* [Source data]

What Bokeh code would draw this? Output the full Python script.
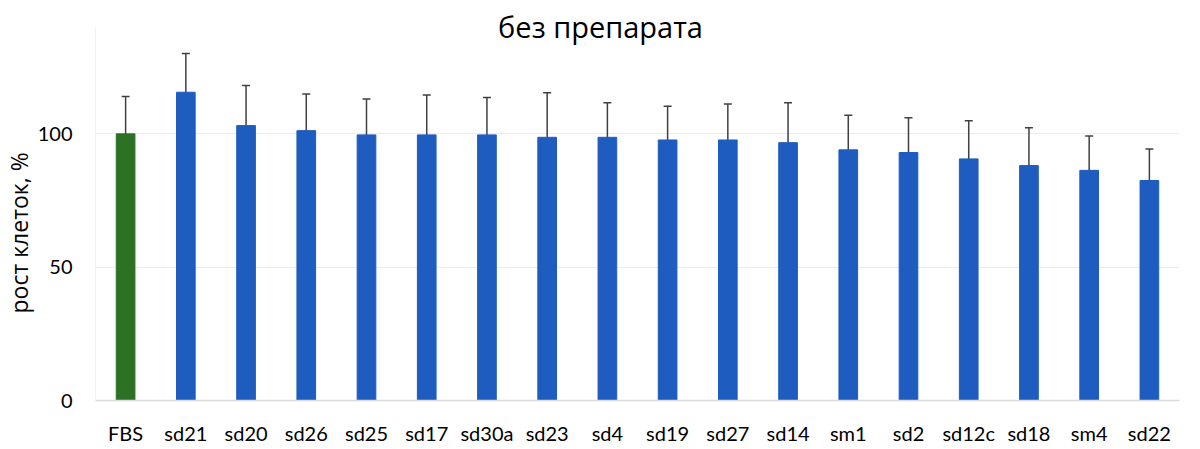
from bokeh.plotting import figure
from bokeh.models import ColumnDataSource, FactorRange, Range1d, Label, Whisker, Title
from bokeh.embed import file_html
from bokeh.resources import INLINE

# ---- data ----
categories = ["FBS", "sd21", "sd20", "sd26", "sd25", "sd17", "sd30a", "sd23", "sd4",
              "sd19", "sd27", "sd14", "sm1", "sd2", "sd12c", "sd18", "sm4", "sd22"]
growth = [100.0, 115.6, 103.1, 101.2, 99.6, 99.6, 99.6, 98.7, 98.7,
          97.7, 97.7, 96.7, 94.0, 93.0, 90.6, 88.1, 86.3, 82.5]
err = [14.0, 14.5, 15.0, 13.7, 13.5, 15.0, 14.0, 16.7, 13.0,
       12.6, 13.5, 15.0, 13.0, 13.0, 14.3, 14.2, 12.9, 11.8]
colors = ["#2C7224"] + ["#1F5CBF"] * (len(categories) - 1)
y_ticks = [0, 50, 100]
title_text = "без препарата"
y_label_text = "рост клеток, %"

Y_TOP = 140
Y_END = 147

src = ColumnDataSource(dict(
    cat=categories, val=growth, color=colors,
    upper=[v + e for v, e in zip(growth, err)],
    lower=[v - e for v, e in zip(growth, err)],
))

p = figure(x_range=FactorRange(*categories, range_padding=0), y_range=Range1d(0, Y_END),
           width=1200, height=449, output_backend="svg", toolbar_location=None,
           min_border_left=95, min_border_right=21, min_border_top=8, min_border_bottom=49)
p.outline_line_color = None
p.background_fill_color = "white"
p.border_fill_color = "white"

p.vbar(x="cat", top="val", width=0.31, fill_color="color", line_color="color",
       line_width=1, source=src)

w = Whisker(base="cat", upper="upper", lower="lower", source=src,
            line_color="#404040", line_width=1.5)
for h in (w.upper_head, w.lower_head):
    h.size = 8
    h.line_color = "#404040"
    h.line_width = 1.5
p.add_layout(w)

# left frame line
p.segment(x0=[0], y0=[0], x1=[0], y1=[Y_TOP], line_color="#e6e6e6", line_width=1)

# axes
p.yaxis.ticker = y_ticks
p.yaxis.axis_line_color = None
p.yaxis.major_tick_line_color = None
p.yaxis.minor_tick_line_color = None
p.yaxis.major_label_standoff = 17
p.yaxis.major_label_text_font = "Lato"
p.yaxis.major_label_text_font_size = "20px"
p.yaxis.major_label_text_color = "black"

p.xaxis.axis_line_color = "#d9d9d9"
p.xaxis.axis_line_width = 1.5
p.xaxis.major_tick_line_color = None
p.xaxis.minor_tick_line_color = None
p.xaxis.major_label_standoff = 14
p.xaxis.major_label_text_font = "Lato"
p.xaxis.major_label_text_font_size = "20px"
p.xaxis.major_label_text_color = "black"

p.xgrid.grid_line_color = None
p.ygrid.grid_line_color = "#ececec"
p.ygrid.grid_line_width = 1

# title inside the frame
p.add_layout(Label(x=len(categories) * (600 - 95) / (1179 - 95), y=Y_TOP + 0.4,
                   text=title_text, text_align="center", text_baseline="middle",
                   text_font="Open Sans", text_font_size="29px", text_color="black"))

# y axis label as a side title
p.add_layout(Title(text=y_label_text, align="left", offset=87, text_font="Open Sans",
                   text_font_size="23px", text_font_style="normal", text_color="black",
                   standoff=0), "left")

open("out.html", "w").write(file_html(p, INLINE))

* [What is being asked]
Leave out the pictures. Transcribe only the lines above, from the first through the one that contains "Y_END = 147".

* [Written answer]
What Bokeh code would draw this? Output the full Python script.
from bokeh.plotting import figure
from bokeh.models import ColumnDataSource, FactorRange, Range1d, Label, Whisker, Title
from bokeh.embed import file_html
from bokeh.resources import INLINE

# ---- data ----
categories = ["FBS", "sd21", "sd20", "sd26", "sd25", "sd17", "sd30a", "sd23", "sd4",
              "sd19", "sd27", "sd14", "sm1", "sd2", "sd12c", "sd18", "sm4", "sd22"]
growth = [100.0, 115.6, 103.1, 101.2, 99.6, 99.6, 99.6, 98.7, 98.7,
          97.7, 97.7, 96.7, 94.0, 93.0, 90.6, 88.1, 86.3, 82.5]
err = [14.0, 14.5, 15.0, 13.7, 13.5, 15.0, 14.0, 16.7, 13.0,
       12.6, 13.5, 15.0, 13.0, 13.0, 14.3, 14.2, 12.9, 11.8]
colors = ["#2C7224"] + ["#1F5CBF"] * (len(categories) - 1)
y_ticks = [0, 50, 100]
title_text = "без препарата"
y_label_text = "рост клеток, %"

Y_TOP = 140
Y_END = 147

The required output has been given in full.